> [Source data]
========================

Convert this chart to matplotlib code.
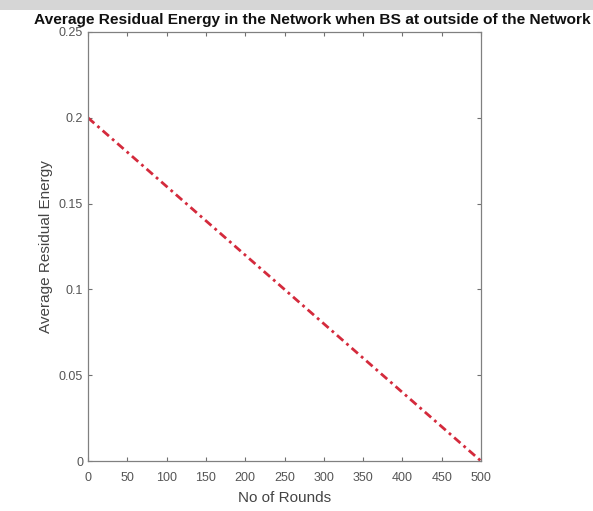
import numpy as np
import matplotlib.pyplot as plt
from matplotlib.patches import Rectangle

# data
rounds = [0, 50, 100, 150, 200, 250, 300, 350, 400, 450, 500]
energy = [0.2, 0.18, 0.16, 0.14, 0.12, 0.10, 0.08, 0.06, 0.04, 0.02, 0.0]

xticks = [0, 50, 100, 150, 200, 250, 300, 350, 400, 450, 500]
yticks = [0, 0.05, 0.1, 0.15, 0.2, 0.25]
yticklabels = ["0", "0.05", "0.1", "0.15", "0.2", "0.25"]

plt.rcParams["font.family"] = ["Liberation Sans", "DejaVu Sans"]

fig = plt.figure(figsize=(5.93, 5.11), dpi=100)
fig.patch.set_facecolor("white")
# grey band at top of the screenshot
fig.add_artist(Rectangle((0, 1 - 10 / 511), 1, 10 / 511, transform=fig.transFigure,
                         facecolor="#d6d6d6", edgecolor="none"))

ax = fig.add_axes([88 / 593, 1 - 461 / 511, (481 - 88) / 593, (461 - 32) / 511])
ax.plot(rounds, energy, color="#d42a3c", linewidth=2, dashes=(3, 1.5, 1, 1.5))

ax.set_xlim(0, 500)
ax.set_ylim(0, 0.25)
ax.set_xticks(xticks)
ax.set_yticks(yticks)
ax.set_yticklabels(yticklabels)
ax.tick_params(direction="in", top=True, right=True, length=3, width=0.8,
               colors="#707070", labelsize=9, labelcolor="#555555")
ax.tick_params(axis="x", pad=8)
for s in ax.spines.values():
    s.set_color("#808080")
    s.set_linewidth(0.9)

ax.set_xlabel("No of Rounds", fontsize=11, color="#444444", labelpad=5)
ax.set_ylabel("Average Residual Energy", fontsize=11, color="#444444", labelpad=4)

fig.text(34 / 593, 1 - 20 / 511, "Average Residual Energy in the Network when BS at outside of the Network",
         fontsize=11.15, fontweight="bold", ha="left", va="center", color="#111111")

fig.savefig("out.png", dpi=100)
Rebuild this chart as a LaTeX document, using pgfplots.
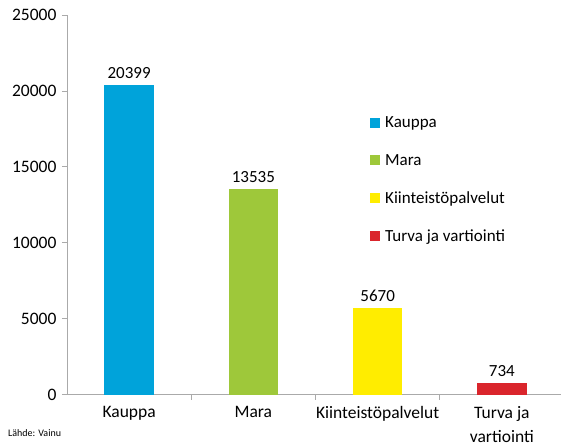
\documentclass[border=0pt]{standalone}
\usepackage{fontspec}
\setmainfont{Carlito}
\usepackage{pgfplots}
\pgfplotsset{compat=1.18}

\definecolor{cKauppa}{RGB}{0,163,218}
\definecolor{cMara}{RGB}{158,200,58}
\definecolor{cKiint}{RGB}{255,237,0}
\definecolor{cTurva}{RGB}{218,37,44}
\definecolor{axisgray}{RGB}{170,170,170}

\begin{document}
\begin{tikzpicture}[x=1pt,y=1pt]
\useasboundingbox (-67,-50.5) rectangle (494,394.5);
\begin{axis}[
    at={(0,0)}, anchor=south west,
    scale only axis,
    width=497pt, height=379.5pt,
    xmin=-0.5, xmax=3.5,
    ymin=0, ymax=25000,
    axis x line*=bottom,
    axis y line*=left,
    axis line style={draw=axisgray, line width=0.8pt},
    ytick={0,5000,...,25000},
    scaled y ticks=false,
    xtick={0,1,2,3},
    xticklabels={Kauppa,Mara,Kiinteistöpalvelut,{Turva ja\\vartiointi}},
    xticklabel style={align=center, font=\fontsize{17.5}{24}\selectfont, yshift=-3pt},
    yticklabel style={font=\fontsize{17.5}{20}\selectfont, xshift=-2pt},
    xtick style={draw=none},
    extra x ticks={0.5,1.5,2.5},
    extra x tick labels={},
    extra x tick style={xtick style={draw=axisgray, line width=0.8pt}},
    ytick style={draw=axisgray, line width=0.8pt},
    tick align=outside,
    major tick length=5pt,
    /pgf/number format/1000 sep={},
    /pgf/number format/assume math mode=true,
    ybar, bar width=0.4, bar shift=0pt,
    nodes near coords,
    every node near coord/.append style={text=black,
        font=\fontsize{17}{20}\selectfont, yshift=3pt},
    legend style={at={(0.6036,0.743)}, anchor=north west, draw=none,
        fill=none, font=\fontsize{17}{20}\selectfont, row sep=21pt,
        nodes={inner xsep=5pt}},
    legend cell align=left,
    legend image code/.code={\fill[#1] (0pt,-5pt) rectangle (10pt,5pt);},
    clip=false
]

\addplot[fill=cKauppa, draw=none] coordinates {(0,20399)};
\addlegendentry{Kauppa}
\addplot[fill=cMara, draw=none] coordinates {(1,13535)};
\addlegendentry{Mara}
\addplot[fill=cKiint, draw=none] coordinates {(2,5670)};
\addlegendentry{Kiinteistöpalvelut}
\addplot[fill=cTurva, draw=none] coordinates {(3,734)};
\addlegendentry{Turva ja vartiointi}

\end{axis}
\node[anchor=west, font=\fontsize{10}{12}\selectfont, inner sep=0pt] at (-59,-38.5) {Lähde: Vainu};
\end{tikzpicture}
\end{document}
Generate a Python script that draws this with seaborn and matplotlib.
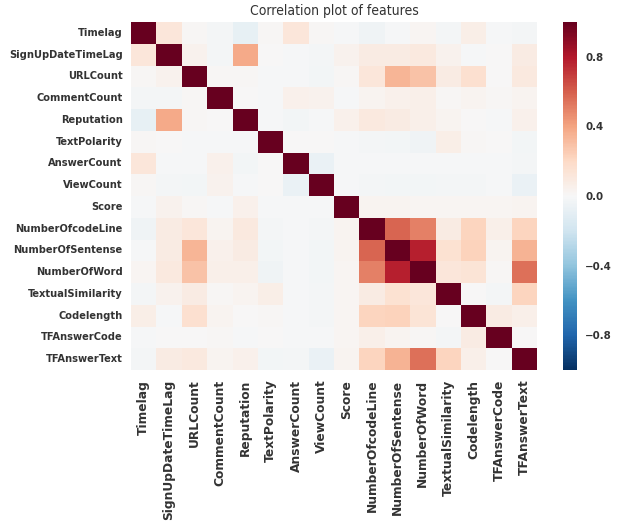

========================

> [EXERCISE PROMPT] Give the number of lines in the listing above that contain "matplotlib", and nothing else.

> [TASK SOLUTION] 4